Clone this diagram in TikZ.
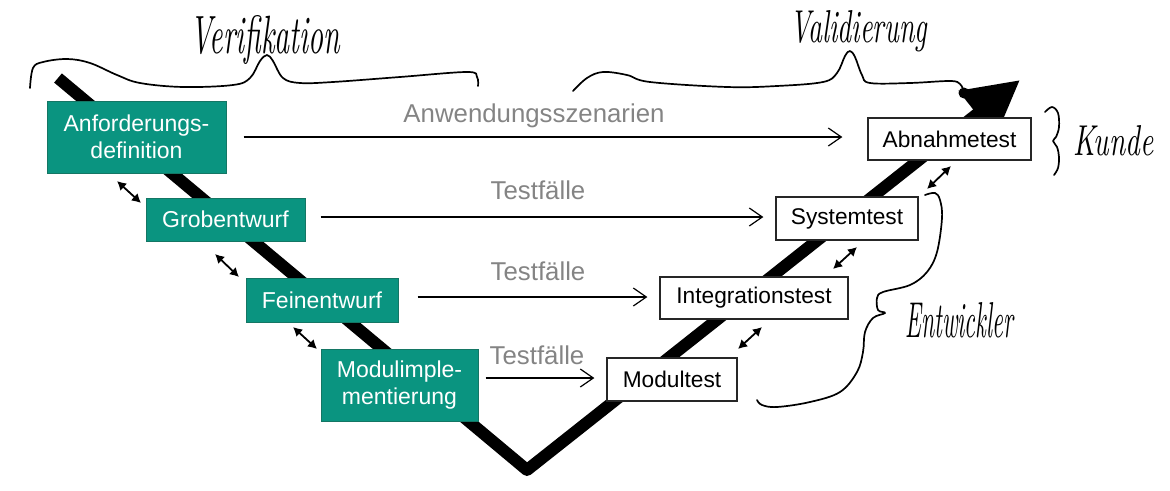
\documentclass[tikz,border=0pt]{standalone}
\usepackage{fontspec}
\usetikzlibrary{arrows.meta}
\newfontfamily\arialf{Liberation Sans}
\definecolor{tgreen}{RGB}{10,148,128}
\definecolor{tgreendark}{RGB}{20,118,100}
\definecolor{lblgray}{RGB}{132,132,132}
\begin{document}
\begin{tikzpicture}[x=1pt,y=-1pt,
  greenbox/.style={draw=tgreendark,fill=tgreen,line width=1pt,text=white,
    font=\arialf\fontsize{23}{27}\selectfont,align=center,inner sep=0pt},
  whitebox/.style={draw=black!85,fill=white,line width=1.3pt,text=black,
    font=\arialf\fontsize{22.7}{27}\selectfont,align=center,inner sep=0pt},
  lbl/.style={text=lblgray,font=\arialf\fontsize{25.8}{30}\selectfont,inner sep=0pt},
  harrow/.style={line width=1.2pt,-{Straight Barb[length=13pt,width=18pt]}},
  darrow/.style={line width=1.8pt,{Latex[length=9pt,width=10pt]}-{Latex[length=9pt,width=10pt]}},
  vline/.style={line width=12pt,line join=round,-{Triangle[length=55pt,width=56pt]}},
  hand/.style={line width=1.7pt,line cap=round,line join=round},
  handtext/.style={inner sep=0pt,anchor=base west,font=\rmfamily\itshape}
]
\useasboundingbox (0,0) rectangle (1170,490);

% V shaped process line
\coordinate (vtop) at (58,78);
\coordinate (vbot) at (527,470);
\coordinate (vtip) at (1020,80);
\draw[vline] (vtop) -- (vbot) -- (vtip);

% left (green) boxes
\node[greenbox,minimum width=179pt,minimum height=72pt] (A) at (136.5,137) {Anforderungs-\\definition};
\node[greenbox,minimum width=159pt,minimum height=43pt] (G) at (225.5,219.5) {Grobentwurf};
\node[greenbox,minimum width=152pt,minimum height=44pt] (F) at (322,300) {Feinentwurf};
\node[greenbox,minimum width=157pt,minimum height=72pt] (M) at (399.5,385) {Modulimple-\\mentierung};

% right (white) boxes
\node[whitebox,minimum width=163pt,minimum height=42pt] (Ab) at (949.5,139) {Abnahmetest};
\node[whitebox,minimum width=142pt,minimum height=43pt] (S) at (847,218.5) {Systemtest};
\node[whitebox,minimum width=188pt,minimum height=42pt] (I) at (754,298) {Integrationstest};
\node[whitebox,minimum width=130pt,minimum height=43pt] (Mt) at (672,379.5) {Modultest};

% horizontal arrows
\draw[harrow] ([xshift=17pt]A.east) -- ([xshift=-25pt]A.east -| Ab.west);
\draw[harrow] ([xshift=15pt,yshift=2.5pt]G.east) -- ([xshift=-12pt,yshift=2.5pt]G.east -| S.west);
\draw[harrow] ([xshift=19pt,yshift=3pt]F.east) -- ([xshift=-12pt,yshift=3pt]F.east -| I.west);
\draw[harrow] ([xshift=7pt,yshift=7pt]M.east) -- ([xshift=-12pt,yshift=7pt]M.east -| Mt.west);

% labels
\node[lbl] (l1) at (534,116) {Anwendungsszenarien};
\node[lbl] (l2) at (538,190) {Testfälle};
\node[lbl] (l3) at (538,271) {Testfälle};
\node[lbl] (l4) at (537,355) {Testfälle};

% double arrows left
\coordinate (dl1a) at (117,181); \coordinate (dl1b) at (141,203);
\coordinate (dl2a) at (215,254); \coordinate (dl2b) at (239,277);
\coordinate (dl3a) at (293,327); \coordinate (dl3b) at (317,349);
\draw[darrow] (dl1a) -- (dl1b);
\draw[darrow] (dl2a) -- (dl2b);
\draw[darrow] (dl3a) -- (dl3b);
% double arrows right
\coordinate (dr1a) at (927,189); \coordinate (dr1b) at (951,166);
\coordinate (dr2a) at (833,269); \coordinate (dr2b) at (857,247);
\coordinate (dr3a) at (738,349); \coordinate (dr3b) at (762,327);
\draw[darrow] (dr1a) -- (dr1b);
\draw[darrow] (dr2a) -- (dr2b);
\draw[darrow] (dr3a) -- (dr3b);

% handwritten braces
\draw[hand] plot[smooth,tension=0.6] coordinates {(30,88) (33,68) (43,62) (67,59) (90,63) (117,75) (140,83) (183,87) (233,85) (250,78) (260,61) (267,55) (273,61) (283,78) (300,83) (333,82) (400,77) (467,72) (477,77) (478,86)};
\draw[hand] plot[smooth,tension=0.6] coordinates {(573,91) (587,78) (603,72) (627,75) (650,82) (727,87) (777,86) (823,82) (837,73) (845,56) (850,51) (855,57) (862,75) (870,83) (910,83) (950,81) (960,84) (964,92)};
\fill (964,93) circle (5.5pt);
\draw[hand] plot[smooth,tension=0.6] coordinates {(1045,112) (1052,107) (1058,113) (1059,127) (1056,137) (1053,141) (1057,147) (1059,157) (1058,168) (1054,175)};
\draw[hand] plot[smooth,tension=0.6] coordinates {(925,195) (935,193) (940,200) (942,218) (937,252) (927,272) (910,285) (883,292) (877,298) (878,310) (885,313) (873,318) (865,332) (863,352) (857,372) (840,392) (810,402) (777,407) (762,405) (757,400)};

% handwritten texts
\node[handtext] (tverif) at (190,53) {\resizebox{150pt}{38pt}{Verifikation}};
\node[handtext] (tvalid) at (790,42) {\resizebox{137pt}{32pt}{Validierung}};
\node[handtext] (tkunde) at (1073,155) {\resizebox{80pt}{30pt}{Kunde}};
\node[handtext] (tentw) at (905,337) {\resizebox{108pt}{35pt}{Entwickler}};
\end{tikzpicture}
\end{document}
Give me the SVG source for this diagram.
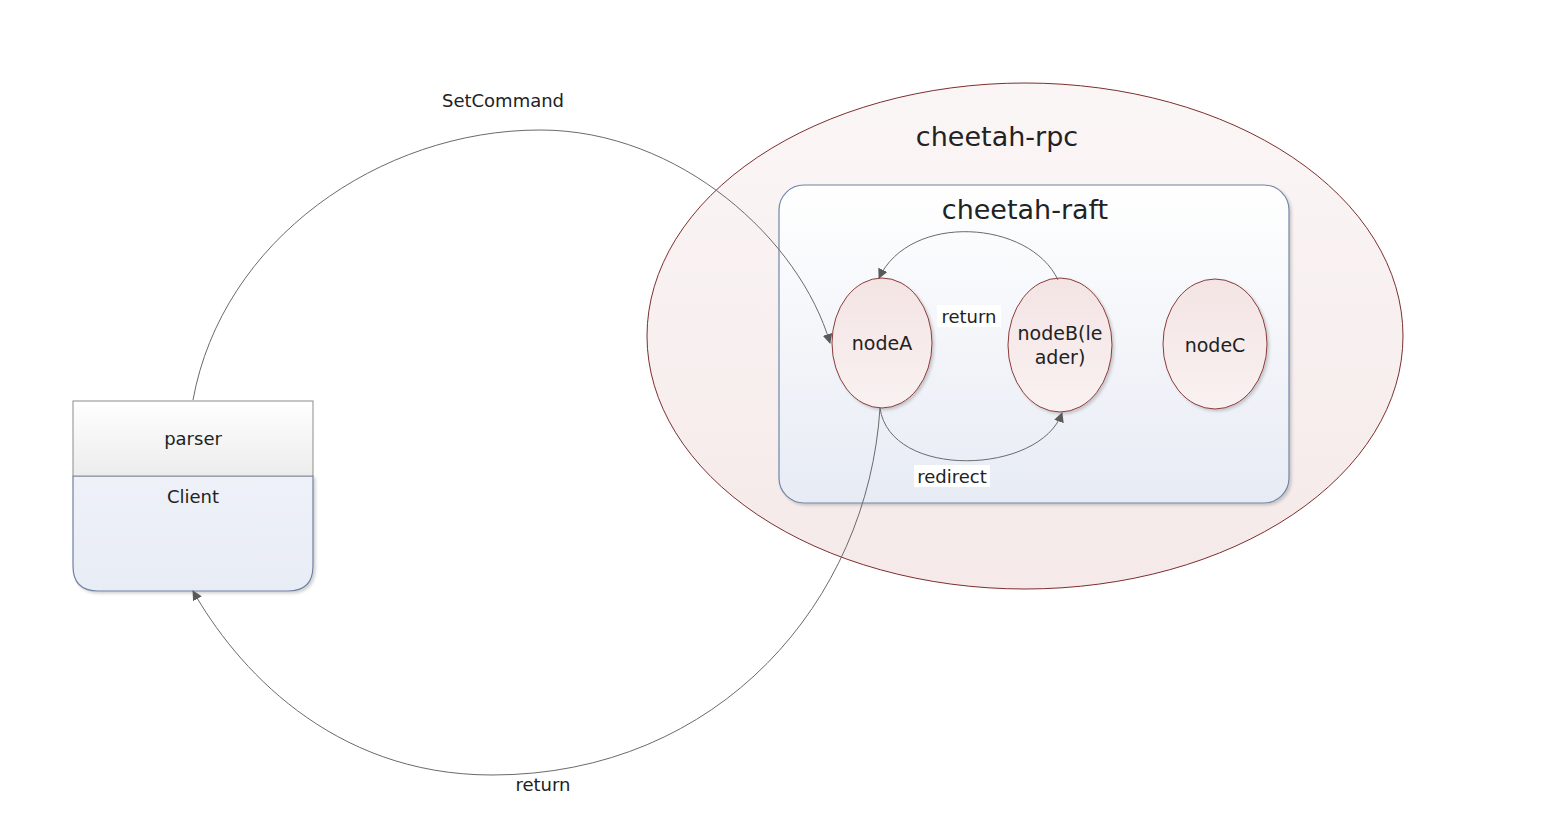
<svg xmlns="http://www.w3.org/2000/svg" width="1568" height="820" viewBox="0 0 1568 820">
<defs>
<linearGradient id="gRpc" x1="0" y1="0" x2="0" y2="1"><stop offset="0" stop-color="#fbf6f6"/><stop offset="1" stop-color="#f5e9e9"/></linearGradient>
<linearGradient id="gRaft" x1="0" y1="0" x2="0" y2="1"><stop offset="0" stop-color="#ffffff"/><stop offset="1" stop-color="#e7ebf4"/></linearGradient>
<linearGradient id="gNode" x1="0" y1="0" x2="0" y2="1"><stop offset="0" stop-color="#f4e4e4"/><stop offset="1" stop-color="#f9f1f1"/></linearGradient>
<linearGradient id="gHead" x1="0" y1="0" x2="0" y2="1"><stop offset="0" stop-color="#ffffff"/><stop offset="1" stop-color="#ececec"/></linearGradient>
<linearGradient id="gBody" x1="0" y1="0" x2="0" y2="1"><stop offset="0" stop-color="#eef1f8"/><stop offset="1" stop-color="#e8ecf5"/></linearGradient>
<filter id="sh" x="-10%" y="-10%" width="130%" height="130%"><feDropShadow dx="2" dy="2" stdDeviation="1.5" flood-color="#000" flood-opacity="0.18"/></filter>
<marker id="arr" viewBox="0 0 10 10" refX="9" refY="5" markerWidth="10" markerHeight="10" markerUnits="userSpaceOnUse" orient="auto"><path d="M0,0 L10,5 L0,10 z" fill="#5a5a5a"/></marker>
<style>
text{font-family:"DejaVu Sans","Liberation Sans",sans-serif;fill:#222;text-anchor:middle}
.lbl{font-size:18px}
.node{fill:url(#gNode);stroke:#8a3b3b;stroke-width:1;filter:url(#sh)}
.nt{font-size:19px}
.conn{fill:none;stroke:#6a6a6a;stroke-width:1;marker-end:url(#arr)}
</style>
</defs>

<g id="cheetah-rpc">
<ellipse cx="1025" cy="336" rx="378" ry="253" fill="url(#gRpc)" stroke="#7d2e2e" stroke-width="1"/>
<text x="997" y="146" style="font-size:27px">cheetah-rpc</text>
</g>

<g id="cheetah-raft">
<rect x="779" y="185" width="510" height="318" rx="25" ry="25" fill="url(#gRaft)" stroke="#6f86a8" stroke-width="1.2" filter="url(#sh)"/>
<text x="1025" y="219" style="font-size:27px">cheetah-raft</text>
</g>

<g id="client">
<path d="M73,476 L313,476 L313,566 Q313,591 288,591 L98,591 Q73,591 73,566 Z" fill="url(#gBody)" stroke="#6f80a3" stroke-width="1.2" filter="url(#sh)"/>
<rect x="73" y="401" width="240" height="75" fill="url(#gHead)" stroke="#8c8c8c" stroke-width="1"/>
<text x="193" y="445" class="lbl">parser</text>
<text x="193" y="503" class="lbl">Client</text>
</g>

<g id="nodeA">
<ellipse cx="882" cy="343" rx="50" ry="65" class="node"/>
<text x="882" y="350" class="nt">nodeA</text>
</g>
<g id="nodeB">
<ellipse cx="1060" cy="345" rx="52" ry="67" class="node"/>
<text x="1060" y="340" class="nt">nodeB(le</text>
<text x="1060" y="364" class="nt">ader)</text>
</g>
<g id="nodeC">
<ellipse cx="1215" cy="344" rx="52" ry="65" class="node"/>
<text x="1215" y="352" class="nt">nodeC</text>
</g>

<g id="connectors">
<path class="conn" d="M193,400 C222,240 380,130 540,130 C680,130 800,240 830,343"/>
<path class="conn" d="M880,408 C868,600 720,775 492,775 C330,775 235,665 193,591"/>
<path class="conn" d="M1058,280 C1030,220 910,212 879,278"/>
<path class="conn" d="M880,408 C890,480 1040,475 1062,413"/>
<text x="503" y="107" class="lbl">SetCommand</text>
<rect x="937" y="305" width="64" height="22" fill="#ffffff"/>
<text x="969" y="323" class="lbl">return</text>
<rect x="914" y="465" width="76" height="22" fill="#ffffff"/>
<text x="952" y="483" class="lbl">redirect</text>
<text x="543" y="791" class="lbl">return</text>
</g>
</svg>
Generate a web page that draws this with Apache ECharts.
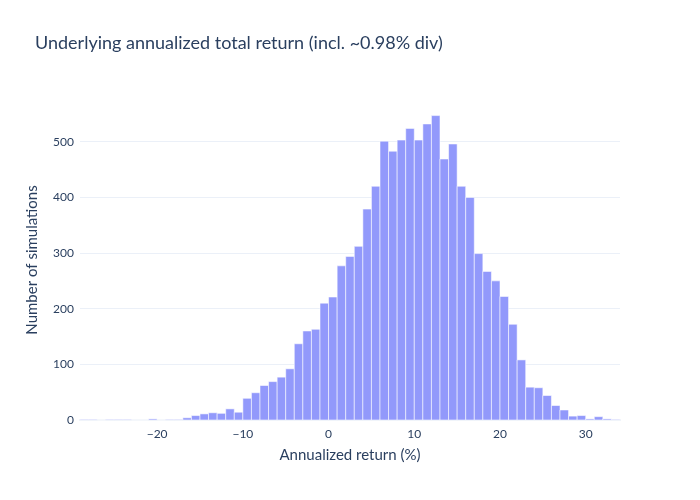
<!DOCTYPE html>
<html>
<head>
<meta charset="utf-8">
<script src="https://cdn.jsdelivr.net/npm/echarts@6/dist/echarts.min.js"></script>
<style>
  html, body { margin: 0; padding: 0; background: #fff; }
  #chart { width: 700px; height: 500px; }
</style>
</head>
<body>
<div id="chart"></div>
<script>
// histogram bins: each bin is [start, start + binWidth)
var binWidth = 1;
var binStarts = [];
for (var b = -29; b <= 33; b++) binStarts.push(b);

var counts = [
    1, 1, 0, 1, 1, 1, 0, 0, 2, 0,        // -29 .. -20
    1, 1, 4, 8, 11, 13, 12, 20, 14, 39,   // -19 .. -10
    49, 62, 69, 77, 92, 137, 160, 163, 210, // -9 .. -1
    221, 277, 294, 312, 379, 420, 501, 483, 503, 524, // 0 .. 9
    503, 532, 547, 469, 496, 420, 400, 299, 267, 250, // 10 .. 19
    222, 172, 108, 59, 58, 44, 26, 18, 7, 8,          // 20 .. 29
    2, 6, 2, 1                                        // 30 .. 33
];

var xTicks = [-20, -10, 0, 10, 20, 30];
var yTicks = [0, 100, 200, 300, 400, 500];
var titleText = 'Underlying annualized total return (incl. ~0.98% div)';
var xTitle = 'Annualized return (%)';
var yTitle = 'Number of simulations';

var textColor = '#2a3f5f';
var gridColor = '#EBF0F8';
var fontName = 'Lato';

var histData = binStarts.map(function (s, i) {
    return [s, s + binWidth, counts[i]];
});

var dom = document.getElementById('chart');
var myChart = echarts.init(dom);

var option = {
    animation: false,
    backgroundColor: '#fff',
    textStyle: { fontFamily: fontName },
    title: {
        text: titleText,
        left: 35,
        top: 34,
        padding: 0,
        textStyle: { fontFamily: fontName, fontSize: 18, fontWeight: 'normal', color: textColor }
    },
    grid: { left: 80, right: 80, top: 100, bottom: 80 },
    xAxis: {
        type: 'value',
        min: binStarts[0],
        max: binStarts[binStarts.length - 1] + binWidth,
        name: xTitle,
        nameLocation: 'middle',
        nameGap: 28,
        nameTextStyle: { fontSize: 15, color: textColor },
        splitLine: { show: false },
        axisLine: { show: true, lineStyle: { color: gridColor, width: 2 } },
        axisTick: { show: false },
        axisLabel: {
            customValues: xTicks,
            color: textColor,
            fontSize: 12,
            margin: 8,
            formatter: function (v) { return String(v).replace('-', '\u2212'); }
        }
    },
    yAxis: {
        type: 'value',
        min: 0,
        max: 575,
        interval: 100,
        name: yTitle,
        nameLocation: 'middle',
        nameGap: 40,
        nameTextStyle: { fontSize: 15, color: textColor },
        axisLine: { show: false },
        axisTick: { show: false },
        axisLabel: { customValues: yTicks, color: textColor, fontSize: 12, margin: 6 },
        splitLine: { show: true, showMaxLine: false, lineStyle: { color: gridColor, width: 1 } }
    },
    series: [{
        type: 'custom',
        data: histData,
        encode: { x: [0, 1], y: 2 },
        renderItem: function (params, api) {
            var p0 = api.coord([api.value(0), 0]);
            var p1 = api.coord([api.value(1), api.value(2)]);
            return {
                type: 'rect',
                shape: { x: p0[0], y: p1[1], width: p1[0] - p0[0], height: p0[1] - p1[1] },
                style: { fill: '#9299fb', stroke: 'rgba(255,255,255,0.55)', lineWidth: 1 }
            };
        }
    }]
};

myChart.setOption(option);
</script>
</body>
</html>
──────────
** Given task **
Skip the pictures, please, and transcribe only the lines from the beginning of the material through the one that contains "width=130pt,minimum height=43pt] (Mt)".

** Final answer **
Clone this diagram in TikZ.
\documentclass[tikz,border=0pt]{standalone}
\usepackage{fontspec}
\usetikzlibrary{arrows.meta}
\newfontfamily\arialf{Liberation Sans}
\definecolor{tgreen}{RGB}{10,148,128}
\definecolor{tgreendark}{RGB}{20,118,100}
\definecolor{lblgray}{RGB}{132,132,132}
\begin{document}
\begin{tikzpicture}[x=1pt,y=-1pt,
  greenbox/.style={draw=tgreendark,fill=tgreen,line width=1pt,text=white,
    font=\arialf\fontsize{23}{27}\selectfont,align=center,inner sep=0pt},
  whitebox/.style={draw=black!85,fill=white,line width=1.3pt,text=black,
    font=\arialf\fontsize{22.7}{27}\selectfont,align=center,inner sep=0pt},
  lbl/.style={text=lblgray,font=\arialf\fontsize{25.8}{30}\selectfont,inner sep=0pt},
  harrow/.style={line width=1.2pt,-{Straight Barb[length=13pt,width=18pt]}},
  darrow/.style={line width=1.8pt,{Latex[length=9pt,width=10pt]}-{Latex[length=9pt,width=10pt]}},
  vline/.style={line width=12pt,line join=round,-{Triangle[length=55pt,width=56pt]}},
  hand/.style={line width=1.7pt,line cap=round,line join=round},
  handtext/.style={inner sep=0pt,anchor=base west,font=\rmfamily\itshape}
]
\useasboundingbox (0,0) rectangle (1170,490);

% V shaped process line
\coordinate (vtop) at (58,78);
\coordinate (vbot) at (527,470);
\coordinate (vtip) at (1020,80);
\draw[vline] (vtop) -- (vbot) -- (vtip);

% left (green) boxes
\node[greenbox,minimum width=179pt,minimum height=72pt] (A) at (136.5,137) {Anforderungs-\\definition};
\node[greenbox,minimum width=159pt,minimum height=43pt] (G) at (225.5,219.5) {Grobentwurf};
\node[greenbox,minimum width=152pt,minimum height=44pt] (F) at (322,300) {Feinentwurf};
\node[greenbox,minimum width=157pt,minimum height=72pt] (M) at (399.5,385) {Modulimple-\\mentierung};

% right (white) boxes
\node[whitebox,minimum width=163pt,minimum height=42pt] (Ab) at (949.5,139) {Abnahmetest};
\node[whitebox,minimum width=142pt,minimum height=43pt] (S) at (847,218.5) {Systemtest};
\node[whitebox,minimum width=188pt,minimum height=42pt] (I) at (754,298) {Integrationstest};
\node[whitebox,minimum width=130pt,minimum height=43pt] (Mt) at (672,379.5) {Modultest};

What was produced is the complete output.